Here, more philosophical work could be carried out in moving beyond just the debates over the influence of John Locke on the Declaration of Independence. We can more deeply argue about what theological principles lend themselves more easily to conservatism or liberalism.
Even as a follower of the Neuhaus camp, I admit that (as Douthat writes) “a certain style of Catholic neo-conservatism reached a point of exhaustion in the last decade.” Like Saudek, I find that conservatives can have much to learn from Pope Francis. Members of the MacIntyre camp as well as economically liberal and faithful Catholics can provide a check on possible ideological excesses for the Neuhaus camp. Likewise, the Neuhaus camp has been a strong engine for civic engagement with fellow Protestant Christians, and some MacIntyreans (who may be skeptical of civic engagement) can learn from the Catholics and Evangelicals Together project. Each can make sure the Catholic Christian difference is found in both camps.
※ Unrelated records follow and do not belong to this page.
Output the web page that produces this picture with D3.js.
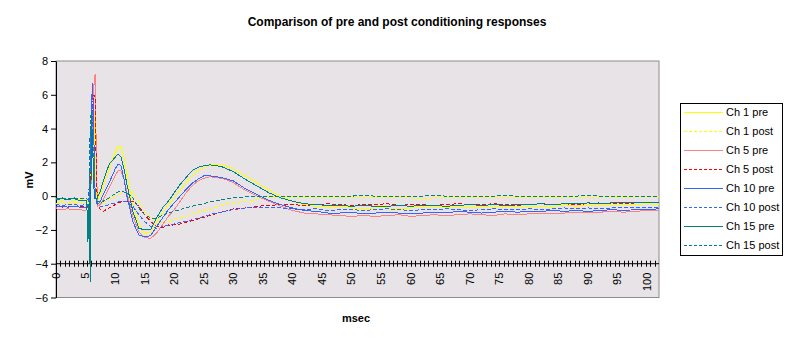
<!DOCTYPE html>
<html>
<head>
<meta charset="utf-8">
<script src="https://cdn.jsdelivr.net/npm/d3@7"></script>
<style>
  body { margin: 0; background: #fff; }
  svg { display: block; font-family: Arial, "Liberation Sans", sans-serif; }
</style>
</head>
<body>
<svg id="chart" width="792" height="345"></svg>
<script>
// time base in msec
const time = [
  0, 1, 2, 3, 4, 5,
  5.2, 5.4, 5.6, 5.8, 6, 6.2, 6.4, 6.6, 6.8, 7,
  7.5, 8, 9, 10, 10.5, 11, 11.5, 12,
  13, 14, 15, 16, 17, 18, 19, 20, 21, 22, 23, 24, 25, 26, 27, 28, 29, 30,
  32, 34, 36, 38,
  40, 42, 44, 46, 48, 50, 52, 54, 56, 58, 60, 62, 64, 66, 68, 70,
  72, 74, 76, 78, 80, 82, 84, 86, 88, 90, 92, 94, 96, 98, 100, 102
];

// responses in mV
const ch1Pre = [
  -0.2, -0.25, -0.2, -0.25, -0.2, -0.25,
  -0.25, -0.3, -0.2, 1.0, 3.5, 5.3, 5.0, 2.5, 0.5, -0.3,
  0.1, 0.6, 1.6, 2.6, 2.95, 2.9, 2.3, 1.3,
  -0.5, -1.7, -2.2, -2.15, -1.6, -1.0, -0.5, -0.1, 0.35, 0.8, 1.2, 1.5, 1.7, 1.85, 1.9, 1.85, 1.75, 1.6,
  1.2, 0.8, 0.35, 0.0,
  -0.3, -0.5, -0.6, -0.65, -0.7, -0.7, -0.75, -0.7, -0.7, -0.75, -0.7, -0.65, -0.7, -0.7, -0.65, -0.7,
  -0.65, -0.6, -0.65, -0.6, -0.6, -0.65, -0.6, -0.55, -0.6, -0.55, -0.5, -0.55, -0.5, -0.5, -0.45, -0.5
];
const ch1Post = [
  -0.45, -0.4, -0.45, -0.4, -0.45, -0.4,
  -0.45, -0.45, -0.4, -0.2, 2.0, 4.0, 5.0, 4.5, 1.5, -0.3,
  -0.5, -0.4, -0.2, 0.0, 0.1, 0.15, 0.2, 0.2,
  0.25, -0.3, -0.9, -1.3, -1.5, -1.6, -1.5, -1.4, -1.3, -1.2, -1.05, -0.95, -0.85, -0.75, -0.65, -0.55, -0.45, -0.4,
  -0.3, -0.2, -0.1, -0.05,
  -0.05, -0.1, -0.05, -0.1, -0.1, -0.05, -0.1, -0.1, -0.05, -0.1, -0.1, -0.15, -0.1, -0.1, -0.05, -0.1,
  -0.1, -0.05, -0.1, -0.1, -0.1, -0.05, -0.1, -0.05, -0.1, -0.1, -0.05, -0.05, -0.1, -0.05, -0.05, -0.05
];
const ch5Pre = [
  -0.75, -0.8, -0.75, -0.8, -0.8, -0.85,
  -0.8, -0.85, -0.8, -0.5, 1.5, 4.5, 6.5, 7.2, 3.0, -0.6,
  -0.5, -0.2, 0.5, 1.2, 1.5, 1.5, 1.0, 0.2,
  -1.2, -2.1, -2.45, -2.5, -2.2, -1.7, -1.2, -0.8, -0.3, 0.2, 0.6, 0.9, 1.05, 1.15, 1.1, 1.05, 0.95, 0.8,
  0.35, 0.0, -0.3, -0.6,
  -0.85, -1.0, -1.05, -1.1, -1.15, -1.2, -1.15, -1.2, -1.15, -1.1, -1.2, -1.15, -1.1, -1.15, -1.1, -1.05,
  -1.1, -1.15, -1.05, -1.1, -1.05, -1.0, -1.05, -1.0, -0.95, -1.0, -0.95, -0.9, -0.95, -0.9, -0.85, -0.85
];
const ch5Post = [
  -0.6, -0.65, -0.6, -0.6, -0.65, -0.6,
  -0.6, -0.65, -0.6, 0.5, 3.0, 5.5, 6.0, 5.8, 2.0, -0.5,
  -0.8, -0.9, -0.7, -0.5, -0.4, -0.35, -0.3, -0.3,
  -0.3, -0.6, -1.1, -1.5, -1.8, -1.85, -1.75, -1.7, -1.65, -1.55, -1.45, -1.35, -1.25, -1.15, -1.05, -0.95, -0.85, -0.75,
  -0.7, -0.6, -0.55, -0.5,
  -0.5, -0.55, -0.5, -0.45, -0.5, -0.55, -0.5, -0.5, -0.45, -0.55, -0.5, -0.5, -0.55, -0.5, -0.45, -0.5,
  -0.5, -0.45, -0.5, -0.55, -0.5, -0.45, -0.5, -0.45, -0.5, -0.45, -0.4, -0.45, -0.45, -0.4, -0.4, -0.4
];
const ch10Pre = [
  -0.65, -0.6, -0.65, -0.6, -0.65, -0.7,
  -0.65, -0.7, -0.5, 2.0, 5.5, 6.7, 3.5, 0.5, -0.3, -0.5,
  -0.3, 0.1, 0.8, 1.6, 1.9, 1.8, 1.0, 0.0,
  -1.5, -2.3, -2.4, -2.35, -1.8, -1.3, -0.8, -0.4, 0.0, 0.4, 0.75, 1.0, 1.2, 1.2, 1.15, 1.1, 1.0, 0.9,
  0.45, 0.1, -0.25, -0.5,
  -0.7, -0.85, -0.9, -1.0, -1.0, -0.95, -1.05, -1.0, -0.95, -1.0, -1.05, -1.0, -0.95, -1.0, -0.9, -0.95,
  -1.0, -0.95, -0.9, -0.95, -0.9, -0.9, -0.85, -0.9, -0.85, -0.9, -0.85, -0.8, -0.85, -0.8, -0.8, -0.75
];
const ch10Post = [
  -0.5, -0.55, -0.5, -0.5, -0.55, -0.5,
  -0.5, -0.55, 0.5, 3.0, 5.9, 5.0, 2.0, 0.0, -0.3, -0.4,
  -0.6, -0.6, -0.5, -0.4, -0.35, -0.3, -0.3, -0.35,
  -0.6, -1.1, -1.5, -1.8, -1.9, -1.8, -1.7, -1.65, -1.55, -1.5, -1.4, -1.3, -1.2, -1.1, -1.0, -0.95, -0.85, -0.8,
  -0.7, -0.65, -0.65, -0.7,
  -0.75, -0.8, -0.75, -0.85, -0.8, -0.8, -0.85, -0.8, -0.75, -0.8, -0.85, -0.8, -0.8, -0.75, -0.8, -0.85,
  -0.8, -0.75, -0.8, -0.8, -0.75, -0.8, -0.75, -0.7, -0.75, -0.7, -0.75, -0.7, -0.65, -0.7, -0.65, -0.65
];
const ch15Pre = [
  -0.2, -0.15, -0.2, -0.15, -0.25, -0.25,
  -0.25, -2.7, -0.3, -5.1, 4.8, 3.0, 0.5, -0.1, -0.2, -0.1,
  0.3, 0.9, 1.9, 2.3, 2.5, 2.3, 1.6, 0.7,
  -0.9, -1.9, -2.0, -2.0, -1.3, -0.7, -0.3, 0.2, 0.7, 1.1, 1.5, 1.7, 1.8, 1.85, 1.8, 1.75, 1.6, 1.45,
  1.0, 0.6, 0.2, -0.1,
  -0.3, -0.45, -0.5, -0.55, -0.55, -0.6, -0.55, -0.6, -0.6, -0.55, -0.6, -0.55, -0.55, -0.6, -0.55, -0.5,
  -0.55, -0.5, -0.55, -0.5, -0.5, -0.45, -0.5, -0.45, -0.45, -0.4, -0.45, -0.4, -0.4, -0.35, -0.4, -0.35
];
const ch15Post = [
  -0.15, -0.1, -0.15, -0.1, -0.15, -0.15,
  -0.15, -0.2, 0.5, 4.5, 5.0, 3.0, 0.5, -0.2, -0.3, -0.3,
  -0.4, -0.3, -0.1, 0.15, 0.25, 0.3, 0.25, 0.2,
  -0.1, -0.7, -1.1, -1.3, -1.3, -1.15, -1.0, -0.9, -0.8, -0.7, -0.6, -0.5, -0.45, -0.35, -0.3, -0.2, -0.15, -0.1,
  -0.05, 0.0, 0.0, 0.0,
  0.0, -0.05, 0.0, 0.0, -0.05, 0.0, 0.05, 0.0, 0.0, -0.05, 0.0, 0.0, 0.05, 0.0, 0.0, -0.05,
  0.0, 0.0, 0.05, 0.0, 0.0, 0.0, -0.05, 0.0, 0.0, 0.05, 0.0, 0.0, -0.05, 0.0, 0.0, 0.0
];

const seriesNames = ["Ch 1 pre", "Ch 1 post", "Ch 5 pre", "Ch 5 post", "Ch 10 pre", "Ch 10 post", "Ch 15 pre", "Ch 15 post"];
const seriesValues = [ch1Pre, ch1Post, ch5Pre, ch5Post, ch10Pre, ch10Post, ch15Pre, ch15Post];
const seriesColors = ["#ffff00", "#ffff00", "#ff8080", "#ff0000", "#3366ff", "#3366ff", "#008080", "#008080"];
const seriesDashed = [false, true, false, true, false, true, false, true];

const yTicks = [-6, -4, -2, 0, 2, 4, 6, 8];
const xLabels = [0, 5, 10, 15, 20, 25, 30, 35, 40, 45, 50, 55, 60, 65, 70, 75, 80, 85, 90, 95, 100];

const series = seriesNames.map((name, i) => ({
  name: name,
  values: seriesValues[i],
  color: seriesColors[i],
  dashed: seriesDashed[i]
}));

const svg = d3.select("#chart");

const plot = { left: 56, right: 659, top: 61, bottom: 297.5 };

const x = d3.scaleLinear().domain([0, 102]).range([plot.left, plot.right]);
const y = d3.scaleLinear().domain([-6, 8]).range([plot.bottom, plot.top]);

// title
svg.append("text")
  .attr("x", 397)
  .attr("y", 26)
  .attr("text-anchor", "middle")
  .style("font-size", "12px")
  .style("font-weight", "bold")
  .text("Comparison of pre and post conditioning responses");

// plot area
svg.append("rect")
  .attr("x", plot.left)
  .attr("y", plot.top)
  .attr("width", plot.right - plot.left)
  .attr("height", plot.bottom - plot.top)
  .attr("fill", "#e7e3e7")
  .attr("stroke", "#8c8c8c")
  .attr("stroke-width", 1);

const clip = svg.append("defs").append("clipPath").attr("id", "plotClip");
clip.append("rect")
  .attr("x", plot.left)
  .attr("y", plot.top)
  .attr("width", plot.right - plot.left)
  .attr("height", plot.bottom - plot.top);

// y axis
const yAxis = svg.append("g")
  .attr("transform", `translate(${plot.left},0)`)
  .call(d3.axisLeft(y).tickValues(yTicks).tickSize(5).tickSizeOuter(0).tickFormat(d3.format("d")));
yAxis.select(".domain").attr("stroke", "#000");
yAxis.selectAll("text")
  .attr("x", -8)
  .style("font-size", "11px")
  .style("font-family", "Arial, 'Liberation Sans', sans-serif");

// x axis sits on -4 with small crossing ticks
const xAxisY = y(-4);
const xAxis = svg.append("g").attr("transform", `translate(0,${xAxisY})`);
xAxis.append("line")
  .attr("x1", plot.left).attr("x2", plot.right)
  .attr("stroke", "#000");
xAxis.selectAll("line.minor")
  .data(d3.range(0, 102, 0.75))
  .enter()
  .append("line")
  .attr("class", "minor")
  .attr("x1", d => Math.round(x(d)) + 0.5)
  .attr("x2", d => Math.round(x(d)) + 0.5)
  .attr("y1", -3)
  .attr("y2", 3)
  .attr("stroke", "#000");
xAxis.selectAll("text")
  .data(xLabels)
  .enter()
  .append("text")
  .attr("transform", d => `translate(${x(d)},9) rotate(-90)`)
  .attr("text-anchor", "end")
  .attr("dy", "0.35em")
  .style("font-size", "11px")
  .text(d => d);

// axis titles
svg.append("text")
  .attr("transform", "translate(33,180) rotate(-90)")
  .attr("text-anchor", "middle")
  .style("font-size", "11px")
  .style("font-weight", "bold")
  .text("mV");

svg.append("text")
  .attr("x", 356)
  .attr("y", 322)
  .attr("text-anchor", "middle")
  .style("font-size", "11px")
  .style("font-weight", "bold")
  .text("msec");

// traces
const line = d3.line()
  .x((d, i) => x(time[i]))
  .y(d => y(d));

svg.append("g")
  .attr("clip-path", "url(#plotClip)")
  .selectAll("path")
  .data(series)
  .enter()
  .append("path")
  .attr("d", d => line(d.values))
  .attr("fill", "none")
  .attr("stroke", d => d.color)
  .attr("stroke-width", 1)
  .attr("shape-rendering", "crispEdges")
  .attr("stroke-dasharray", d => d.dashed ? "4,2" : null);

// legend
const legend = svg.append("g");
legend.append("rect")
  .attr("x", 680.5)
  .attr("y", 103.5)
  .attr("width", 102)
  .attr("height", 152)
  .attr("fill", "#fff")
  .attr("stroke", "#000");

const item = legend.selectAll("g.item")
  .data(series)
  .enter()
  .append("g")
  .attr("class", "item")
  .attr("transform", (d, i) => `translate(0,${112.5 + i * 19})`);

item.append("line")
  .attr("x1", 684).attr("x2", 723)
  .attr("stroke", d => d.color)
  .attr("stroke-width", 1)
  .attr("shape-rendering", "crispEdges")
  .attr("stroke-dasharray", d => d.dashed ? "3,2" : null);

item.append("text")
  .attr("x", 726)
  .attr("dy", "0.35em")
  .style("font-size", "11px")
  .text(d => d.name);
</script>
</body>
</html>
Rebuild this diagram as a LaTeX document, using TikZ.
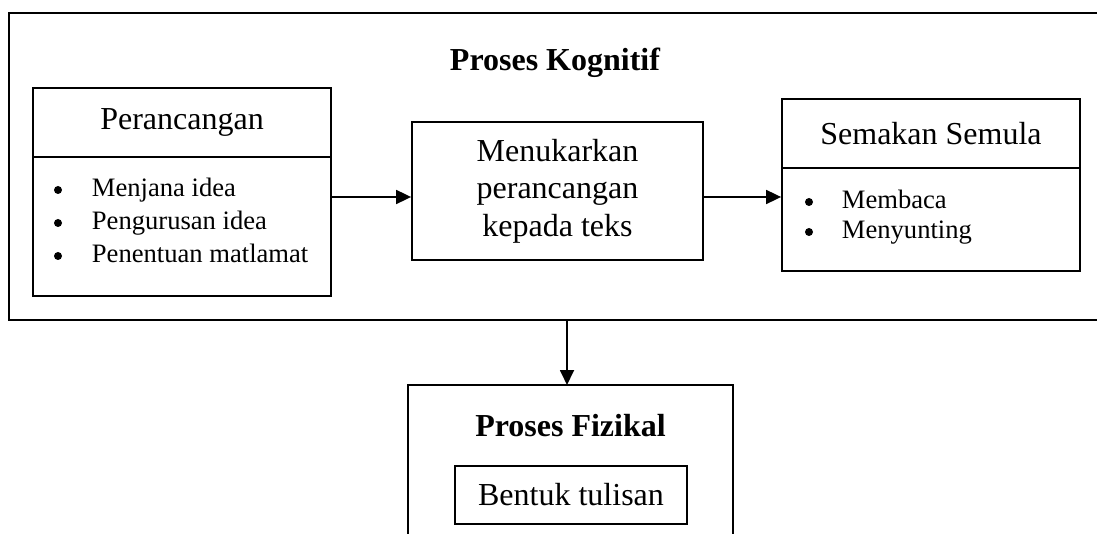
\documentclass[tikz,border=0pt]{standalone}
\usepackage{fontspec}
\setmainfont{Liberation Serif}
\usetikzlibrary{arrows.meta}
\begin{document}
\begin{tikzpicture}[x=1pt,y=-1pt,
  line width=1.8pt,
  big/.style={font=\fontsize{32}{37.5}\selectfont},
  bigb/.style={font=\fontsize{32}{37.5}\selectfont\bfseries},
  small/.style={font=\fontsize{26.6}{31}\selectfont},
  boxr/.style={draw,rectangle,inner sep=0pt},
  arr/.style={-{Triangle[length=15pt,width=14pt]}},
  item/.style={small,anchor=base west,inner sep=0pt},
  dot/.style={circle,fill,draw=none,inner sep=0pt,minimum size=8pt}]
\useasboundingbox (0,0) rectangle (1097,534);
\begin{scope}
\clip (0,0) rectangle (1097,534);
% outer cognitive frame
\draw (1110,13) -- (9,13) -- (9,320) -- (1110,320);
% physical frame
\draw (408,560) -- (408,385) -- (733,385) -- (733,560);
\end{scope}
\node[bigb,anchor=base] (kog) at (555,71) {Proses Kognitif};
% Perancangan
\node[boxr,big,minimum width=298pt,minimum height=69pt] (perH) at (182,122.5) {Perancangan};
\node[boxr,minimum width=298pt,minimum height=139pt] (perB) at (182,226.5) {};
\node[dot] (pd1) at (58,190) {};
\node[dot] (pd2) at (58,223) {};
\node[dot] (pd3) at (58,256) {};
\node[item] (p1) at (91,197) {Menjana idea};
\node[item] (p2) at (91,230) {Pengurusan idea};
\node[item] (p3) at (91,263) {Penentuan matlamat};
% middle
\node[boxr,big,align=center,minimum width=291pt,minimum height=138pt] (mid) at (557.5,191) {Menukarkan\\perancangan\\kepada teks};
% Semakan
\node[boxr,big,minimum width=298pt,minimum height=69pt] (semH) at (931,133.5) {Semakan Semula};
\node[boxr,minimum width=298pt,minimum height=103pt] (semB) at (931,219.5) {};
\node[dot] (sd1) at (809,202) {};
\node[dot] (sd2) at (809,232) {};
\node[item] (s1) at (841,209) {Membaca};
\node[item] (s2) at (841,239) {Menyunting};
% physical
\node[bigb,anchor=base] (fiz) at (570.5,436) {Proses Fizikal};
\node[boxr,big,minimum width=232pt,minimum height=58pt] (bentuk) at (571,495) {Bentuk tulisan};
\coordinate (kogB) at (567,320);
\coordinate (fizT) at (567,385);
% arrows
\draw[arr] (perB.east |- 0,197) -- (mid.west |- 0,197);
\draw[arr] (mid.east |- 0,197) -- (semB.west |- 0,197);
\draw[arr] (kogB) -- (fizT);
\end{tikzpicture}
\end{document}
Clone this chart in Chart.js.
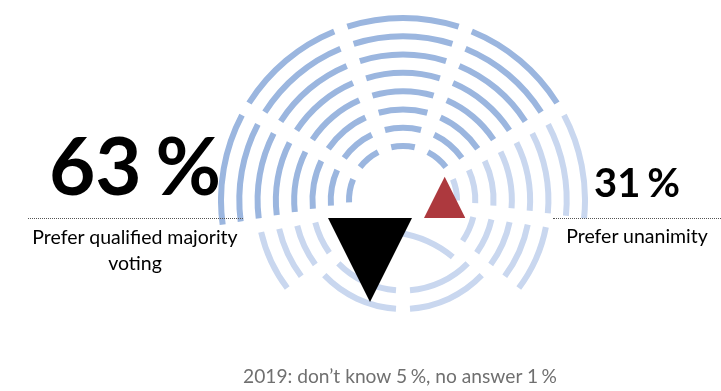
<!DOCTYPE html>
<html><head><meta charset="utf-8">
<script src="https://cdn.jsdelivr.net/npm/chart.js@4"></script>
<style>
html,body{margin:0;padding:0;background:#fff;width:721px;height:391px;overflow:hidden;position:relative;font-family:Lato,"Open Sans",sans-serif;color:#000;}
canvas{position:absolute;}
.t{position:absolute;white-space:nowrap;text-align:center;line-height:1;}
.p{word-spacing:-0.07em;}
.dot{position:absolute;height:0;border-top:1px dotted #555;}
</style></head><body>
<canvas id="rings" width="370" height="370" style="left:218px;top:15px"></canvas>
<canvas id="arc2" width="220" height="220" style="left:274px;top:229px"></canvas>
<canvas id="tri" width="370" height="370" style="left:218px;top:15px"></canvas>

<div class="dot" style="left:28px;top:218px;width:215px"></div>
<div class="dot" style="left:553px;top:218px;width:168px"></div>
<div class="t p" id="bigL" style="left:20px;width:230px;top:124px;font-size:80px;font-weight:700;"></div>
<div class="t" id="labL" style="left:15px;width:240px;top:224px;font-size:19.5px;line-height:26px;white-space:normal;"></div>
<div class="t p" id="bigR" style="left:557px;width:160px;top:162px;font-size:40px;font-weight:700;"></div>
<div class="t" id="labR" style="left:557px;width:160px;top:223px;font-size:19.5px;line-height:26px;"></div>
<div class="t" id="foot" style="left:150px;width:500px;top:366px;font-size:19.2px;color:#707070;"></div>

<script>
// ---- data ----
const categories = ['Prefer qualified majority voting', 'Prefer unanimity'];
const shares = [63, 31];
const otherLabels = ['don\u2019t know', 'no answer'];
const otherShares = [5, 1];
const surveyYear = 2019;

// decorative hemicycle sectors (degrees, counter-clockwise from 3 o'clock)
const sectorFrom      = [30, 70, 110, 150, 190, 220, 270, 320, -8];
const sectorTo        = [70, 110, 150, 190, 220, 270, 320, 352, 30];
const sectorInnerRing = [1, 1, 1, 1, 3, 3, 3, 2, 1];
const sectorOuterRing = [8, 8, 8, 8, 6, 4, 4, 6, 8];
const sectorTone      = ['dark','dark','dark','dark','light','light','light','light','light'];

// ---- styles / layout ----
const DARK = '#9bb6df', LIGHT = '#c9d7ef', NONE = 'rgba(0,0,0,0)';
const RING_COUNT = 8, RING_W = 6, OUTER_R = 185, INNER_EDGE = 51;
const SPACER_W = ((OUTER_R - INNER_EDGE) - RING_COUNT * RING_W) / (RING_COUNT - 1);
const GAP_PX = 14;
const START = 270;

const pct = v => '<span class="p">' + v + ' %</span>';
document.getElementById('bigL').textContent = shares[0] + ' %';
document.getElementById('labL').textContent = categories[0];
document.getElementById('bigR').textContent = shares[1] + ' %';
document.getElementById('labR').textContent = categories[1];
document.getElementById('foot').innerHTML = surveyYear + ': ' + otherLabels[0] + ' ' + pct(otherShares[0]) + ', ' + otherLabels[1] + ' ' + pct(otherShares[1]);

const norm = a => ((a % 360) + 360) % 360;
function ringData(pieces){
  const segs = pieces.map(p => ({s: norm(START - p.hi), len: p.hi - p.lo, color: p.color})).sort((a,b)=>a.s-b.s);
  const data = [], colors = []; let cur = 0;
  for (const g of segs){
    if (g.s > cur + 1e-6){ data.push(g.s - cur); colors.push(NONE); }
    data.push(g.len); colors.push(g.color); cur = g.s + g.len;
  }
  if (cur < 360 - 1e-6){ data.push(360 - cur); colors.push(NONE); }
  return {data, colors};
}
const ringRadius = k => INNER_EDGE + RING_W/2 + (k - 1) * (RING_W + SPACER_W);

const datasets = [];
for (let k = RING_COUNT; k >= 1; k--){
  const r = ringRadius(k);
  const half = (GAP_PX / 2) / r * 180 / Math.PI;
  const pieces = [];
  sectorFrom.forEach((f, i) => {
    if (k >= sectorInnerRing[i] && k <= sectorOuterRing[i]) {
      pieces.push({lo: f + half, hi: sectorTo[i] - half, color: sectorTone[i] === 'dark' ? DARK : LIGHT});
    }
  });
  const {data, colors} = ringData(pieces);
  datasets.push({data, backgroundColor: colors, weight: RING_W, borderWidth: 0});
  if (k > 1) datasets.push({data: [1], backgroundColor: [NONE], weight: SPACER_W, borderWidth: 0});
}

const donutOpts = (cut) => ({
  responsive: false, animation: false, rotation: 180, circumference: 360, cutout: cut,
  layout: {padding: 0},
  plugins: {legend: {display: false}, tooltip: {enabled: false}},
  elements: {arc: {borderWidth: 0, hoverOffset: 0, offset: 0}},
  events: []
});
new Chart(document.getElementById('rings'), {type: 'doughnut', data: {datasets}, options: donutOpts(INNER_EDGE)});

// small crossing arc below the hemicycle
const a2 = ringData([{lo: 50, hi: 82, color: LIGHT}]);
new Chart(document.getElementById('arc2'), {type: 'doughnut',
  data: {datasets: [{data: a2.data, backgroundColor: a2.colors, borderWidth: 0}]},
  options: donutOpts(104)});

// triangles: width and height proportional to the share
const PX_PER_PT = 84 / 63, BASE_Y = -18, LEFT_X = -75, TRI_GAP = 12;
const w0 = shares[0] * PX_PER_PT, w1 = shares[1] * PX_PER_PT;
const x1 = LEFT_X + w0 + TRI_GAP;
new Chart(document.getElementById('tri'), {
  type: 'scatter',
  data: {datasets: [
    {data: [{x: LEFT_X, y: BASE_Y}, {x: LEFT_X + w0/2, y: BASE_Y - w0}, {x: LEFT_X + w0, y: BASE_Y}],
     showLine: true, fill: {value: BASE_Y}, backgroundColor: '#000', borderColor: '#000', borderWidth: 0, pointRadius: 0, tension: 0},
    {data: [{x: x1, y: BASE_Y}, {x: x1 + w1/2, y: BASE_Y + w1}, {x: x1 + w1, y: BASE_Y}],
     showLine: true, fill: {value: BASE_Y}, backgroundColor: '#ad393e', borderColor: '#ad393e', borderWidth: 0, pointRadius: 0, tension: 0}
  ]},
  options: {
    responsive: false, animation: false, layout: {padding: 0},
    scales: {x: {type: 'linear', min: -185, max: 185, display: false}, y: {type: 'linear', min: -185, max: 185, display: false}},
    plugins: {legend: {display: false}, tooltip: {enabled: false}},
    events: []
  }
});
</script>
</body></html>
As to practical concerns of common ground: I have often read the debates on the so-called Benedictine and Dominican options. Both camps have obvious middle ground that is neither seclusion from the wider culture nor giving in too much to the political spirit of the times, whether rightwing or leftwing. We Catholics Christians who believe in Jesus Christ, the Gospel, the sacraments, scripture, natural law, and sacred tradition cannot surrender our witness to the widespread American culture. We are needed in the heart of the secular city because Christ must be seen there, independent of historically contextual political disputes. Both camps can continue to preserve the moral life and the fight against our countercultural Judeo-Christian morality becoming more excluded and our institutions less autonomous.
Paraphrasing Chesterton, we may all be sea sick with secular liberalism, but whether Neuhaus and MacIntyre, we are all in the same Catholic boat. That I think can be honest agreement.